Posted to user@spark.apache.org by Kartik Mathur <ka...@bluedata.com> on 2015/10/01 21:36:03 UTC

Shuffle Write v/s Shuffle Read

Hi

I am trying to better understand shuffle in spark .

Based on my understanding thus far ,

*Shuffle Write* : writes stage output for intermediate stage on local disk
if memory is not sufficient.,
Example , if each worker has 200 MB memory for intermediate results and the
results are 300MB then , each executer* will keep 200 MB in memory and will
write remaining 100 MB on local disk .  *

*Shuffle Read : *Each executer will read from other executer's *memory +
disk , so total read in above case will be 300(200 from memory and 100 from
disk)*num of executers ? *

Is my understanding correct ?

Thanks,
Kartik

Re: Shuffle Write v/s Shuffle Read

Posted by Zoltán Zvara <zo...@gmail.com>.

Hi,

Shuffle output goes to local disk each time, as far as I know, never to
memory.

On Fri, Oct 2, 2015 at 1:26 PM Adrian Tanase <at...@adobe.com> wrote:

> I’m not sure this is related to memory management – the shuffle is the
> central act of moving data around nodes when the computations need the data
> on another node (E.g. Group by, sort, etc)
>
> Shuffle read and shuffle write should be mirrored on the left/right side
> of a shuffle between 2 stages.
>
> -adrian
>
> From: Kartik Mathur
> Date: Thursday, October 1, 2015 at 10:36 PM
> To: user
> Subject: Shuffle Write v/s Shuffle Read
>
> Hi
>
> I am trying to better understand shuffle in spark .
>
> Based on my understanding thus far ,
>
> *Shuffle Write* : writes stage output for intermediate stage on local
> disk if memory is not sufficient.,
> Example , if each worker has 200 MB memory for intermediate results and
> the results are 300MB then , each executer* will keep 200 MB in memory
> and will write remaining 100 MB on local disk .  *
>
> *Shuffle Read : *Each executer will read from other executer's *memory +
> disk , so total read in above case will be 300(200 from memory and 100 from
> disk)*num of executers ? *
>
> Is my understanding correct ?
>
> Thanks,
> Kartik
>

Re: Shuffle Write v/s Shuffle Read

Posted by Adrian Tanase <at...@adobe.com>.

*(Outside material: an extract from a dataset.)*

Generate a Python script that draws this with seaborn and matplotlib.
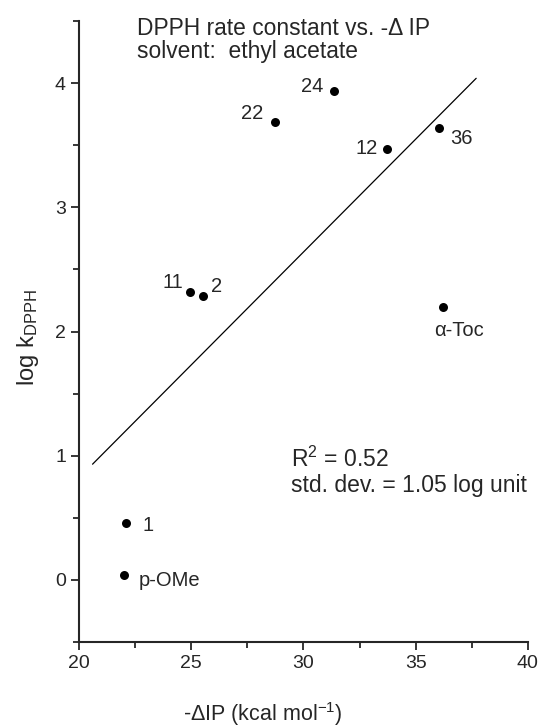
import numpy as np
import pandas as pd
import seaborn as sns
import matplotlib.pyplot as plt

# compounds, -dIP (kcal/mol) and log k(DPPH)
labels = ['11', '2', '22', '24', '12', '36', 'α-Toc', '1', 'p-OMe']
dip = [24.94, 25.52, 28.73, 31.36, 33.72, 36.04, 36.2, 22.09, 22.0]
logk = [2.32, 2.29, 3.69, 3.94, 3.47, 3.64, 2.2, 0.46, 0.04]

# label offsets in points (x, y)
offsets = [(-12, 6.5), (10, 6.5), (-16.5, 6), (-16, 3), (-14.5, 0),
           (16.5, -8), (12, -17), (16, -2), (33, -4)]

fit_range = [20.6, 37.7]

sns.set_style('ticks')
plt.rcParams['font.family'] = ['Liberation Sans', 'DejaVu Sans']
plt.rcParams['mathtext.fontset'] = 'custom'
plt.rcParams['mathtext.rm'] = 'Liberation Sans'
plt.rcParams['mathtext.it'] = 'Liberation Sans'

df = pd.DataFrame({'dip': dip, 'logk': logk, 'label': labels})

fig = plt.figure(figsize=(5.38, 7.27), dpi=100)
ax = fig.add_axes([0.147, 0.117, 0.834, 0.854])

# linear regression line
slope, icpt = np.polyfit(df['dip'], df['logk'], 1)
xs = np.array(fit_range)
sns.lineplot(x=xs, y=slope * xs + icpt, color='black', linewidth=0.9, ax=ax)

sns.scatterplot(data=df, x='dip', y='logk', color='black', s=42,
                edgecolor='black', linewidth=0, ax=ax, zorder=3)

for (lab, x, y), off in zip(df[['label', 'dip', 'logk']].values, offsets):
    ax.annotate(lab, (x, y), xytext=off, textcoords='offset points',
                ha='center', va='center', fontsize=14.5)

ax.set_xlim(20, 40)
ax.set_ylim(-0.5, 4.5)
ax.set_xticks([20, 25, 30, 35, 40])
ax.set_xticks([22.5, 27.5, 32.5, 37.5], minor=True)
ax.set_yticks([0, 1, 2, 3, 4])
ax.set_yticks([-0.5, 0.5, 1.5, 2.5, 3.5, 4.5], minor=True)
ax.tick_params(which='major', length=6, width=1.3, labelsize=14, direction='out')
ax.tick_params(which='minor', length=4, width=1.3, direction='out')
for s in ['left', 'bottom']:
    ax.spines[s].set_linewidth(1.5)
sns.despine(ax=ax)

ax.set_xlabel('-ΔIP (kcal mol$^{-1}$)', fontsize=15.5)
ax.xaxis.set_label_coords(0.41, -0.093)
ax.set_ylabel('log k$_{\\mathrm{DPPH}}$', fontsize=17)
ax.yaxis.set_label_coords(-0.084, 0.49)

ax.text(22.58, 4.53, 'DPPH rate constant vs. -Δ IP\nsolvent:  ethyl acetate',
        fontsize=16.4, va='top', ha='left', linespacing=1.0)
ax.text(29.44, 0.87, 'R$^2$ = 0.52\nstd. dev. = 1.05 log unit',
        fontsize=16.5, va='center', ha='left', linespacing=1.15)

fig.savefig('out.png', dpi=100)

I’m not sure this is related to memory management – the shuffle is the central act of moving data around nodes when the computations need the data on another node (E.g. Group by, sort, etc)

Shuffle read and shuffle write should be mirrored on the left/right side of a shuffle between 2 stages.

-adrian

From: Kartik Mathur
Date: Thursday, October 1, 2015 at 10:36 PM
To: user
Subject: Shuffle Write v/s Shuffle Read

Hi

I am trying to better understand shuffle in spark .

Based on my understanding thus far ,

Shuffle Write : writes stage output for intermediate stage on local disk if memory is not sufficient.,
Example , if each worker has 200 MB memory for intermediate results and the results are 300MB then , each executer will keep 200 MB in memory and will write remaining 100 MB on local disk .

Shuffle Read : Each executer will read from other executer's memory + disk , so total read in above case will be 300(200 from memory and 100 from disk)*num of executers ?

Is my understanding correct ?

Thanks,
Kartik